WB: Não. Não mesmo. Estou a falar francamente. Não tenho mágoas porque tenho a compreensão da história, da sociologia humana, da inveja. Quando um indivíduo tem uma estética e está sozinho, até vingar essa estética, atravessa vários desertos, como foi o meu caso. Mas como eu estava a cantar a beleza das coisas que Deus fez, quando se fecharam algumas portas, abriram-se várias janelas.

JA: Tem admiração por algum músico angolano?

WB: Tenho admiração por Liceu Vieira Dias. Era um homem íntegro. Tenho admiração por todos os artistas que, como eu, deram o seu contributo na Luta de Libertação Nacional.

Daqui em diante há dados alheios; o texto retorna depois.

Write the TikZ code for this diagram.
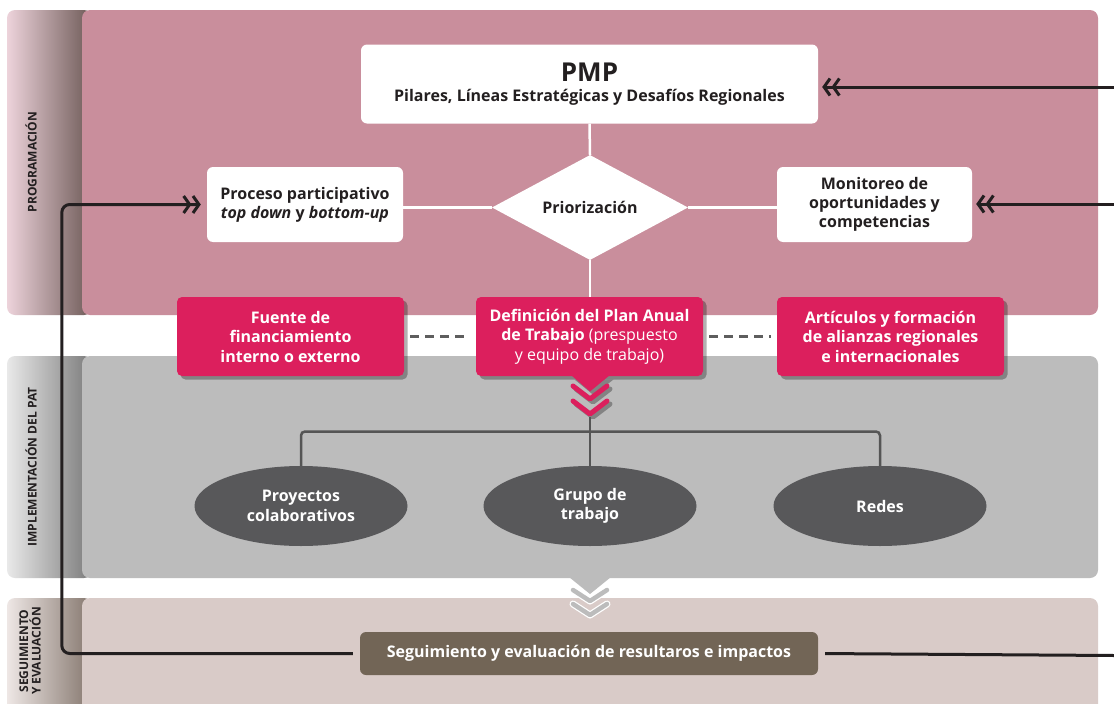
\documentclass[tikz,border=0pt]{standalone}
\usepackage{fontspec}
\setmainfont{Open Sans}
\usetikzlibrary{shapes.geometric,arrows.meta,shadows,calc}
\definecolor{pinkpanel}{HTML}{C98E9C}
\definecolor{pinkbox}{HTML}{DC1F5D}
\definecolor{graypanel}{HTML}{BCBCBC}
\definecolor{beigepanel}{HTML}{D9CBC8}
\definecolor{ellc}{HTML}{58585A}
\definecolor{segc}{HTML}{726556}
\definecolor{linec}{HTML}{231F20}
\definecolor{dashc}{HTML}{5E5E5E}
\definecolor{treec}{HTML}{555555}
\definecolor{tabAl}{HTML}{EDD3DB}
\definecolor{tabAm}{HTML}{C4A7AE}
\definecolor{tabAr}{HTML}{6E5A57}
\definecolor{tabBl}{HTML}{E9E9E9}
\definecolor{tabBm}{HTML}{C6C6C6}
\definecolor{tabBr}{HTML}{7A7A7A}
\definecolor{tabCl}{HTML}{EEE7E5}
\definecolor{tabCm}{HTML}{CFC3BF}
\definecolor{tabCr}{HTML}{85776E}
\begin{document}
\begin{tikzpicture}[x=1pt,y=-1pt,
  whitebox/.style={fill=white, rounded corners=6pt, minimum width=196pt, minimum height=75pt, align=center, inner sep=0pt, font=\bfseries\fontsize{16}{19}\selectfont, text=linec},
  pinkbx/.style={fill=pinkbox, rounded corners=5pt, minimum width=227pt, minimum height=79pt, align=center, inner sep=0pt, text=white, font=\bfseries\fontsize{16}{19.5}\selectfont,
     drop shadow={shadow xshift=3.5pt, shadow yshift=-3.5pt, fill=black, opacity=0.3}},
  ellip/.style={ellipse, fill=ellc, minimum width=213pt, minimum height=80pt, inner sep=0pt, align=center, text=white, font=\bfseries\fontsize{16}{19.5}\selectfont},
  conn/.style={line width=3pt, draw=linec},
  wline/.style={line width=2.5pt, draw=white},
  tline/.style={line width=2.5pt, draw=treec},
  dline/.style={line width=2.5pt, draw=dashc, dash pattern=on 9pt off 6pt},
  sidelabel/.style={rotate=90, align=center, text=linec, font=\bfseries\fontsize{12}{12.5}\selectfont},
  dchev/.style={-{Straight Barb[length=6pt,width=17pt] Straight Barb[length=6pt,width=17pt]}},
]
\clip (0,0) rectangle (1114,704);
\fill[white] (0,0) rectangle (1114,704);

% tabs
\shade[rounded corners=8pt, left color=tabAl, middle color=tabAm, right color=tabAr] (7,10) rectangle (92,315);
\shade[rounded corners=8pt, left color=tabBl, middle color=tabBm, right color=tabBr] (7,356) rectangle (92,578);
\shade[rounded corners=8pt, left color=tabCl, middle color=tabCm, right color=tabCr] (7,598) rectangle (92,720);
% panels
\fill[pinkpanel, rounded corners=8pt] (82,10) rectangle (1098,315);
\fill[graypanel, rounded corners=8pt] (82,356) rectangle (1098,578);
\fill[beigepanel, rounded corners=8pt] (82,598) rectangle (1098,720);
% gray pointer + chevrons
\fill[graypanel] (569,577) -- (590,594) -- (611,577) -- cycle;
\foreach \yy in {590,604}{
  \draw[white, line width=7pt, line cap=round, line join=round] (573,\yy) -- (590,\yy+11) -- (607,\yy);
  \draw[graypanel, line width=4.5pt, line cap=round, line join=round] (573,\yy) -- (590,\yy+11) -- (607,\yy);
}

% side labels
\node[sidelabel] (lab1) at (31,162) {PROGRAMACIÓN};
\node[sidelabel] (lab2) at (31,467) {IMPLEMENTACIÓN DEL PAT};
\node[sidelabel] (lab3) at (30,651) {SEGUIMIENTO\\Y EVALUACIÓN};

% nodes
\node[whitebox, minimum width=457pt, minimum height=79pt] (pmp) at (589.5,84)
  {{\fontsize{26}{28}\selectfont PMP}\\[1.5pt]Pilares, Líneas Estratégicas y Desafíos Regionales};
\node[whitebox] (proc) at (305,204.5) {Proceso participativo\\\textit{top down} y \textit{bottom-up}};
\node[whitebox, minimum width=195pt] (mon) at (874.5,204.5) {Monitoreo de\\oportunidades y\\competencias};
\node[diamond, fill=white, minimum width=196pt, minimum height=105pt, aspect=1.87, inner sep=0pt,
      font=\bfseries\fontsize{16}{18}\selectfont, text=linec] (prio) at (590,207.5) {Priorización};

% white links
\draw[wline] (pmp.south) -- (prio.north);
\draw[wline] (prio.west -| proc.east) -- (prio.west);
\draw[wline] (prio.east) -- (prio.east -| mon.west);
\draw[wline] (prio.south) -- (590,298);

% pink boxes
\node[pinkbx] (fue) at (290.5,336.5) {Fuente de\\financiamiento\\interno o externo};
\node[pinkbx] (def) at (589.5,336.5) {Definición del Plan Anual\\de Trabajo \mdseries(prespuesto\\\mdseries y equipo de trabajo)};
\node[pinkbx] (art) at (890.5,336.5) {Artículos y formación\\de alianzas regionales\\e internacionales};

% pointer under def
\fill[black, opacity=0.3] (574.5,379.5) -- (593.5,395) -- (613.5,379.5) -- cycle;
\fill[pinkbox] (571,375) -- (590,391.5) -- (610,375) -- cycle;
\foreach \yy in {386,401}{
  \draw[black, opacity=0.3, line width=5pt, line cap=round, line join=round] (576,\yy+3) -- (593,\yy+16) -- (610,\yy+3);
  \draw[pinkbox, line width=5pt, line cap=round, line join=round] (573,\yy) -- (590,\yy+13) -- (607,\yy);
}
\coordinate (cb) at (590,417);

% dashed links
\draw[dline, shorten <=6pt, shorten >=6pt] (fue.east) -- (def.west);
\draw[dline, shorten <=6pt, shorten >=6pt] (def.east) -- (art.west);

% ellipses
\node[ellip] (e1) at (301,506) {Proyectos\\colaborativos};
\node[ellip] (e2) at (590,506) {Grupo de\\trabajo};
\node[ellip] (e3) at (880,506) {Redes};
\coordinate (tb) at (590,431.5);
\draw[tline, rounded corners=4pt] (e1.north) -- (e1.north |- tb) -- (e3.north |- tb) -- (e3.north);
\draw[tline] (cb) -- (e2.north);

% seguimiento
\node[fill=segc, rounded corners=6pt, minimum width=458pt, minimum height=43pt, inner sep=0pt,
      text=white, font=\bfseries\fontsize{16}{18}\selectfont] (seg) at (589,653.5)
  {Seguimiento y evaluación de resultaros e impactos};

% black connectors
\coordinate (r1) at (1114,87);
\coordinate (r2) at (1114,204);
\coordinate (r3) at (1114,655.5);
\draw[conn, dchev, shorten >=4pt] (r1) -- (r1 -| pmp.east);
\draw[conn, dchev, shorten >=4pt] (r2) -- (r2 -| mon.east);
\draw[conn, shorten <=7pt] (seg.east) -- (r3);
\draw[conn, dchev, rounded corners=8pt, shorten <=7pt, shorten >=6pt] (seg.west) -- ++(-298,0) |- (proc.west);
\end{tikzpicture}
\end{document}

JA: Que relação tem com os mais novos?

WB: É excelente. Sou saudado, abraçado, acarinhado, procurado e também dou carinho. Os Génesis, por exemplo, já trabalharam comigo. Dou-me bem com todos. Posso dizer que nove meses antes de perdermos o Teta Lando, estivemos na Ilha de Luanda a almoçar com o Lamartine e ficámos juntos, da uma da tarde à uma da manhã, virados para o mar a comer peixe e a conversar. Cantei com a Margareth do Rosário, dou-me bem com o Matias Damásio, Nelo de Carvalho, o Simone Massini, a Afrikanitha, o Prado Paim. A minha relação com os jovens é óptima.

JA: Quando pensa voltar ao país definitivamente?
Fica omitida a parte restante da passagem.